JAKARTA--Badan Pemeriksa Keuangan (BPK) menengarai adanya potensi kerugian negara sebesar Rp16,26 triliun pada semester II 2009.
"Total temuan dari 769 obyek yang diperiksa BPK adalah sebanyak 10.498 kasus senilai Rp46,55 triliun. Diantara temuan tersebut, yang mengakibatkan kerugian, potensi kerugian dan kekurangan penerimaan sebesanyak 4.494 senilai Rp16,26 triliun," kata Ketua BPK, Hadi Purnomo saat melaporkan Ikhtisar Hasil Pemeriksaan Semester II 2009 dalam rapat paripurna di Jakarta, Selasa (13/4).
Pada semester II 2009, BPK memeriksa 769 objek pemeriksaan teridiri dari pengelolaan dan tamggung jawab keuangan pemerintah pusat dan pemerintah daerah, Badan Usaha Milik Negara (BUMN), Badan Usaha Milik Daerah (BUMD), Badan Hukum Milik Negara (BHMN) dan Badan Layanan Umum (BLU) dengan 10.948 temuan senilai Rp46,55 triliun.
Sementara itu untuk pemeriksaan dengan tujuan tertentu (PDTT), BPK memeriksa sebanyak 497 objek permiksaan yang teridir dari 126 objek pada pemerintah pusat, 312 objek pemerintah daerah (provinsi, kabupaten dan kotamadya), 23 BUMN, 35 BUMD dan satu BHMN.
Dalam PDTT yang ditengarai memiliki potensi kerugian negara sebesar Rp14,81 triliun, terdapat bebrapa kasus yang dinilai signifikan. Pertama, adanya kekurangan penerimaan senilai Rp50,84 triliun, dan sanksi dena sebesar Rp130,95 miliar dari tebangan kayu yang tidak dilaporkan oleh Dinas Kehutanan Provinsi dan Kabupaten/Kota Jambi, PT WKS, PT RHM dan PT TMA.
Kedua, penggunaan pendapatan negara bukan pajak (PNBP) sebesar Rp147,33 miliar oleh 12 perguruan tinggi. Ketiga, adanya 123 bidang tanah senilai Rp63,34 miliar di Bengkulu belum jelas status kepemilikannya.
Keempat, pada pemeriksaan program jaminan kesehatan masyarakat, biaya operasional sebesar Rp51,09 miliar yang dikeluarkan PT Askes belum diikat perjanjian kerjasam dengan kementrian kesehatan.

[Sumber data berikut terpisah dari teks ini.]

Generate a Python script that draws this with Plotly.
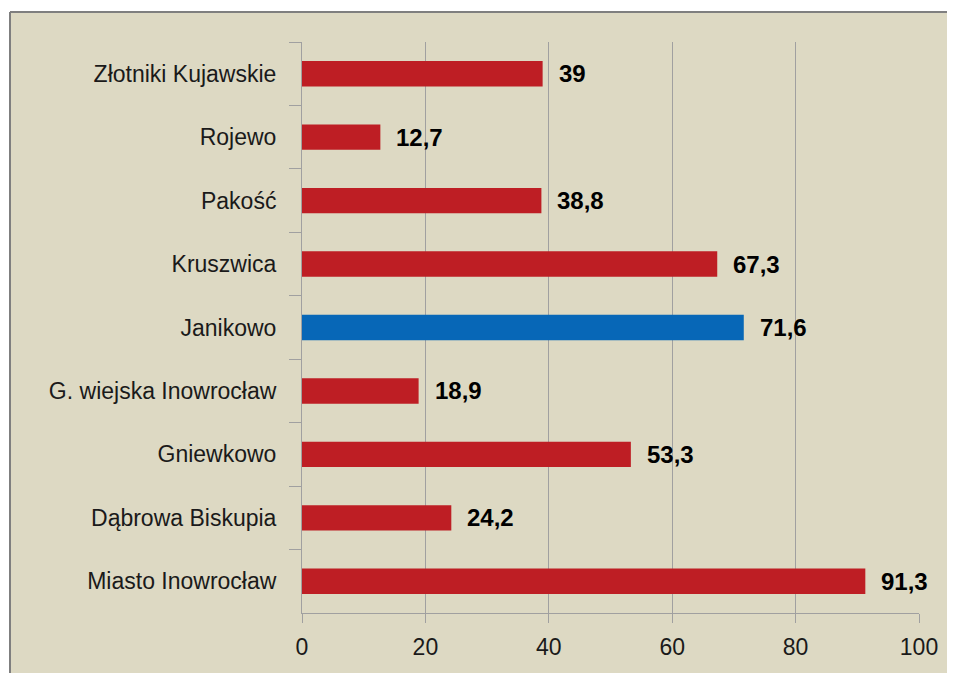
import plotly.graph_objects as go

categories = ["Złotniki Kujawskie", "Rojewo", "Pakość", "Kruszwica", "Janikowo",
              "G. wiejska Inowrocław", "Gniewkowo", "Dąbrowa Biskupia", "Miasto Inowrocław"]
values = [39, 12.7, 38.8, 67.3, 71.6, 18.9, 53.3, 24.2, 91.3]
x_ticks = [0, 20, 40, 60, 80, 100]
highlight = "Janikowo"

RED = "#BE1E24"
BLUE = "#0767B7"
BG = "#DDD9C3"
BORDER = "#7F7F7F"
FONT = "Liberation Sans"

colors = [BLUE if c == highlight else RED for c in categories]

def fmt(v):
    s = ("%g" % v)
    return s.replace(".", ",")

fig = go.Figure()
fig.add_trace(go.Bar(
    x=values, y=categories, orientation="h",
    marker=dict(color=colors, line=dict(width=0)),
    hoverinfo="x+y",
))

for c, v in zip(categories, values):
    fig.add_annotation(x=v, y=c, text="<b>%s</b>" % fmt(v), showarrow=False,
                       xanchor="left", xshift=14,
                       font=dict(family=FONT, size=24, color="#000000"))

OFF = 8  # page body margin
W, H = 955, 673
L, R, T, B = 302 - OFF, 36 + OFF, 42 - OFF, 60 + OFF
pw, ph = W - L - R, H - T - B

def px_x(p):
    return (p - OFF - L) / pw

def px_y(p):
    return (H - B - (p - OFF)) / ph

fig.add_shape(type="rect", xref="paper", yref="paper",
              x0=px_x(10), x1=px_x(1000), y0=px_y(720), y1=px_y(12),
              fillcolor=BG, line=dict(width=0), layer="below")
fig.add_shape(type="line", xref="paper", yref="paper",
              x0=px_x(10), x1=px_x(1000), y0=px_y(12), y1=px_y(12),
              line=dict(color=BORDER, width=2), layer="below")
fig.add_shape(type="line", xref="paper", yref="paper",
              x0=px_x(10), x1=px_x(10), y0=px_y(720), y1=px_y(12),
              line=dict(color=BORDER, width=2), layer="below")

fig.update_layout(
    width=W, height=H,
    margin=dict(l=L, r=R, t=T, b=B, pad=0),
    paper_bgcolor="white", plot_bgcolor=BG,
    bargap=0.6, showlegend=False,
    font=dict(family=FONT, size=23, color="#1a1a1a"),
    xaxis=dict(range=[0, 100], tickvals=x_ticks, showgrid=True, gridcolor="#A0A0A0",
               gridwidth=1, showline=True, linecolor="#A0A0A0", linewidth=1,
               ticks="outside", ticklen=9, tickcolor="#A0A0A0", zeroline=False,
               ticklabelstandoff=4, tickfont=dict(size=23)),
    yaxis=dict(autorange="reversed", type="category", showgrid=False, showline=True,
               linecolor="#A0A0A0", linewidth=1, ticks="outside", tickson="boundaries",
               ticklen=12, tickcolor="#A0A0A0", ticklabelstandoff=20,
               tickfont=dict(size=23)),
)

fig.write_html("out.html")
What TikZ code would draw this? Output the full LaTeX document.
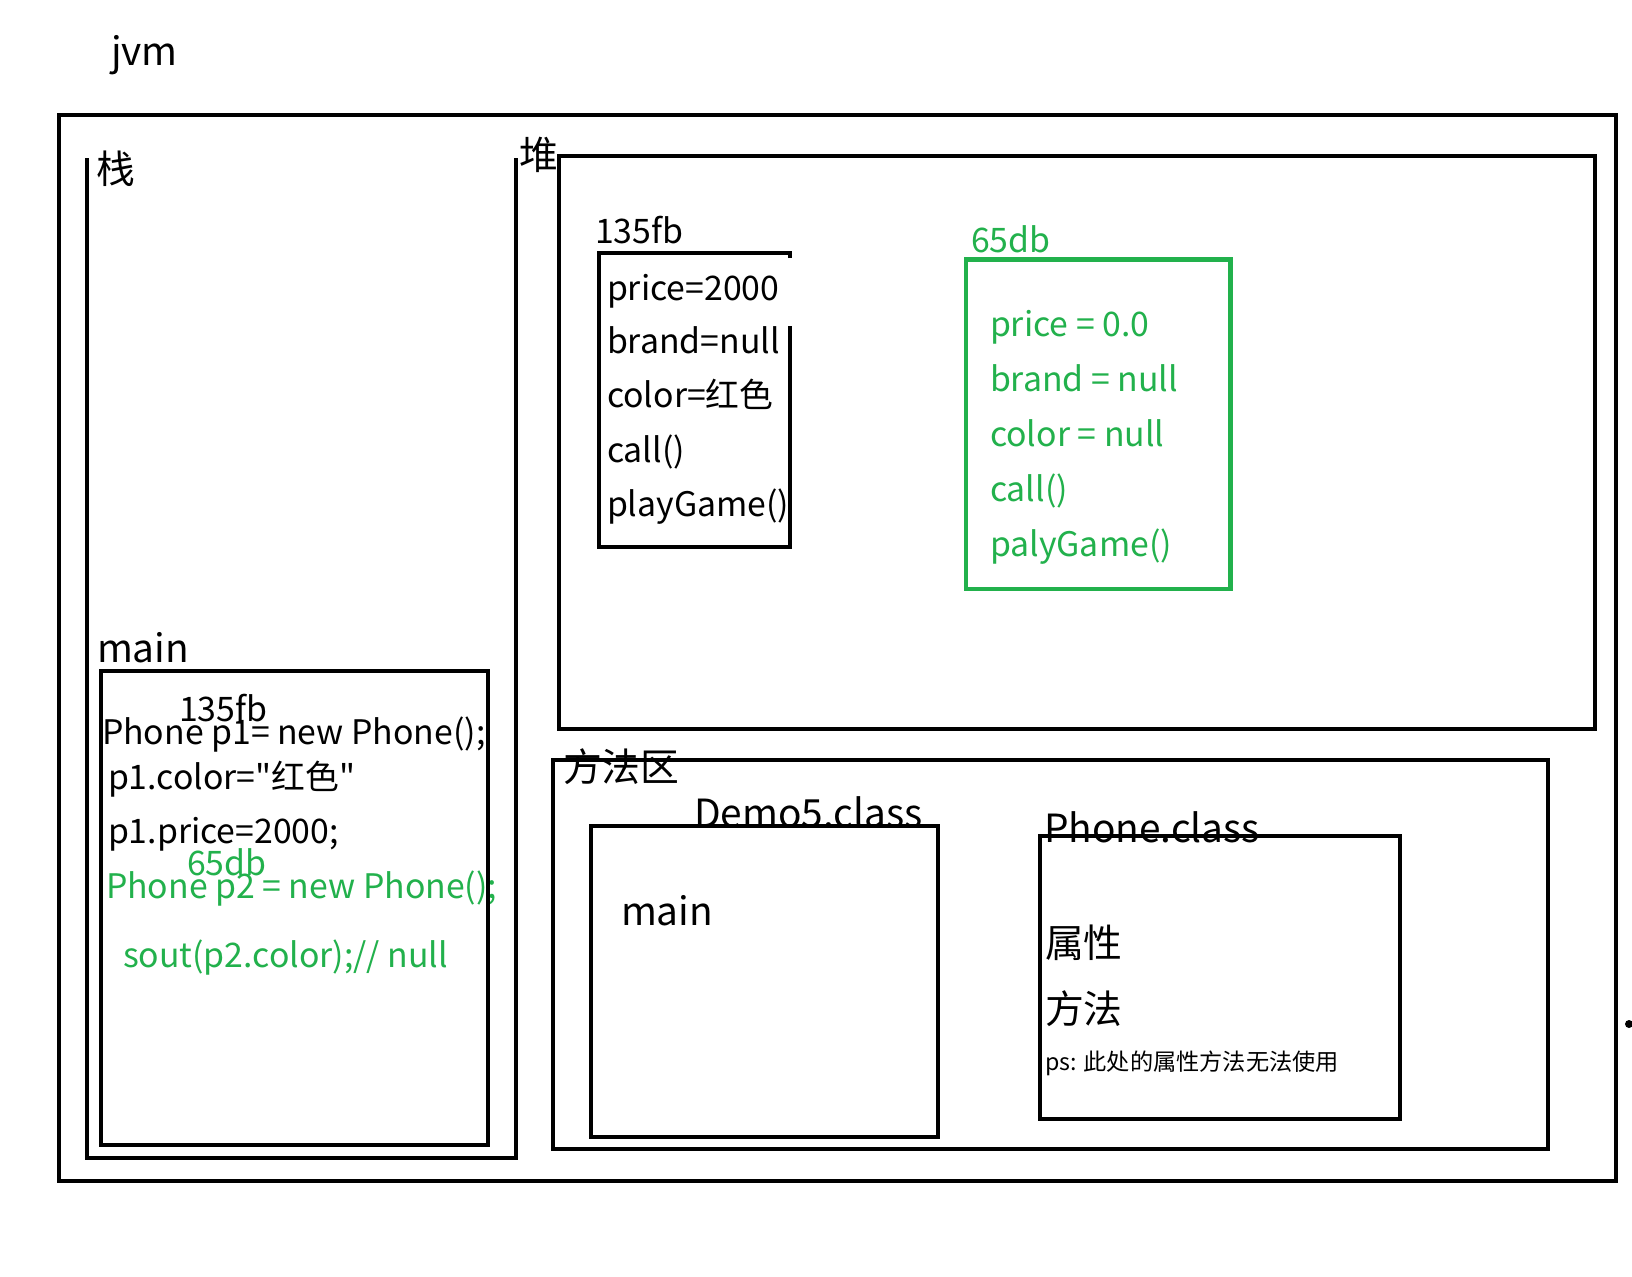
\documentclass[tikz,border=0pt]{standalone}
\usepackage{fontspec}
\setmainfont{Noto Sans CJK SC}[Ligatures=TeXOff]
\definecolor{pgreen}{HTML}{22B14C}
\begin{document}
\begin{tikzpicture}[x=0.5pt,y=-0.5pt,
  box/.style={draw=black,line width=2pt},
  gbox/.style={draw=pgreen,line width=2.2pt},
  txt/.style={anchor=base west,inner sep=0pt,outer sep=0pt,font=\fontsize{16.9}{20}\selectfont},
  big/.style={anchor=base west,inner sep=0pt,outer sep=0pt,font=\fontsize{19.4}{24}\selectfont},
  cjk/.style={anchor=base west,inner sep=0pt,outer sep=0pt,font=\fontsize{19.4}{24}\selectfont},
  small/.style={anchor=base west,inner sep=0pt,outer sep=0pt,font=\fontsize{11.6}{14}\selectfont},
  grn/.style={text=pgreen}]
\useasboundingbox[fill=white] (0,0) rectangle (1632,1276);

% labels
\node[big] (jvm) at (111,65) {jvm};
\node[cjk] (zhan) at (96,183) {栈};
\node[cjk] (dui) at (519,169) {堆};

% heap object 135fb
\node[txt] (o1lab) at (595,243) {135fb};
\node[txt] (o1a) at (607,300) {price=2000};
\node[txt] (o1b) at (607,353) {brand=null};
\node[txt] (o1c) at (607,407) {color=红色};
\node[txt] (o1d) at (607,462) {call()};
\node[txt] (o1e) at (607,516) {playGame()};

% heap object 65db
\node[txt,grn] (o2lab) at (971,252) {65db};
\node[txt,grn] (o2a) at (990,336) {price = 0.0};
\node[txt,grn] (o2b) at (990,391) {brand = null};
\node[txt,grn] (o2c) at (990,446) {color = null};
\node[txt,grn] (o2d) at (990,501) {call()};
\node[txt,grn] (o2e) at (990,556) {palyGame()};

% stack main frame
\node[big] (smain) at (97,662) {main};
\node[txt] (s135) at (179,721) {135fb};
\node[txt] (s1) at (102,744) {Phone p1= new Phone();};
\node[txt] (s2) at (108,789) {p1.color="红色"};
\node[txt] (s3) at (108,843) {p1.price=2000;};
\node[txt,grn] (s65) at (187,875) {65db};
\node[txt,grn] (s4) at (106,898) {Phone p2 = new Phone();};
\node[txt,grn] (s5) at (123,967) {sout(p2.color);// null};

% method area
\node[cjk] (ffq) at (563,781) {方法区};
\node[big] (demo) at (694,827) {Demo5.class};
\node[big] (dmain) at (621,925) {main};
\node[big] (phone) at (1044,842) {Phone.class};
\node[cjk] (sx) at (1045,957) {属性};
\node[cjk] (ff) at (1045,1023) {方法};
\node[small] (ps) at (1045,1070) {ps: 此处的属性方法无法使用};

% boxes
\draw[box] (59,114.5) rectangle (1616,1181);
\draw[box] (87,158) -- (87,1158) -- (515.5,1158) -- (515.5,158);
\draw[box] (100.5,671) rectangle (487.5,1145);
\draw[box] (559,156) rectangle (1595,728.5);
\draw[box] (790,258) -- (790,253) -- (599,253) -- (599,547) -- (790,547) -- (790,326);
\draw[gbox] (966,259.5) rectangle (1230.5,589);
\draw[box] (553,760) rectangle (1547.5,1149);
\draw[box] (590.5,826) rectangle (938,1136.5);
\draw[box] (1040,836) rectangle (1400,1119);

\fill[black] (1629,1024) circle (4);
\end{tikzpicture}
\end{document}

Kelima, pemeriksaan investigasi kasus Bank Century yang menyimpulkan Bank Indonesia tidak tegas.
Keenam, pengelolaan biaya haji yang tidak tepat sebesar Rp480,25 juta karena pembayaran kompensasi biaya hidup kepada jemaah haji yang melebihi 39 hari akibat kesalahan Garuda, belum dibagikan kepada jemaah haji oleh panitia penyelenggaran haji.
Ketujuh, koreksi cost recovery pada kontraktor kontrak kerjasama (KKS) TI senilai Rp3,42 miliar dan 235,53 ribu dolar AS dan 5,3 ribu dolar Singapura.